The stunning and exhaustive investigation by the New York Times into President Donald Trump's tax records deserves not to be lost in the unending onslaught of news on this president and administration.

Based on thousands of individual and business tax records spanning more than 20 years, along with hundreds of interviews, the stories revealed some essential features that voters should consider with care. The picture that emerges is distinctly at odds with Trump's self-portrait of a fabulously successful businessman with unerring instincts. Instead, they show a long record of massive losses, resulting in an astonishingly minuscule federal tax bill. In 2016 and 2017, Trump paid just $750 in federal income taxes each year. Most single, low-income wage earners pay more.

Of course, the average single, low-income wage earner is not in a position to write off haircuts, personal expenses, exorbitant consulting fees paid to family employees and business losses that carry forward for years to absolve them of future tax obligations. Such is the world Trump has moved in all his life.

Do the records definitively prove he went so far as to cheat on his taxes? That's not known. What financial picture does he present to banks to get as many loans as he has, given his string of business bankruptcies, losses and unpaid vendors and creditors? Some answers may come with New York state's investigation of his taxes.

Trump has several hundred million dollars in loans due soon, raising national security concerns because he is financially compromised and much of the debt is to foreign entities.

But there is another consideration here: How are Trump's decisions as president driven by financial need? He has made little secret of steering government business to his hotels and golf courses, many of which have been his biggest money losers. He has never fully walled himself off from his international business interests, so it is impossible to assess whether he and his family have benefited from his actions.

As Trump seeks a second turn, Americans should demand that he clear away the doubt and mystery by releasing his tax returns without further delay, as the Star Tribune Editorial Board has called for throughout his presidency and as every other nominee of both parties has done for decades. Voters deserve an explanation of how, according to the Times, even as he was paying little or nothing in income taxes to the federal government he now leads, he did pay hundreds of thousands of dollars in taxes to other countries.

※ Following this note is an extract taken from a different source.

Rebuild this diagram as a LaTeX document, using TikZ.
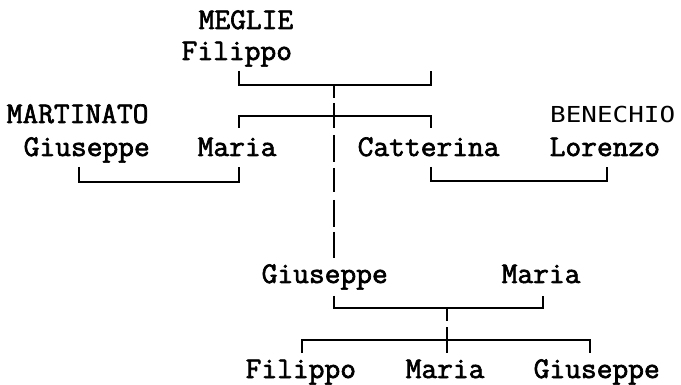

Trump has long used his ongoing dispute with the IRS over an audit as an excuse for shielding his returns. But his own IRS commissioner has said there is no reason that an audit would prohibit the release of tax information. That decadelong audit, interestingly, was triggered by a $72 million refund Trump received. Refunds greater than $2 million must be approved by the congressional Joint Committee on Taxation, where his audit has sat since spring of 2016, when Trump was closing in on the nomination.

The Times' story includes a telling quote from "Trump: The Art of the Deal": "I play to people's fantasies," he wrote. "People want to believe that something is the biggest and the greatest and the most spectacular. … It's an innocent form of exaggeration — and a very effective form of promotion."

It's time voters were given the information to discern for themselves how much of what they've heard is truth or fantasy.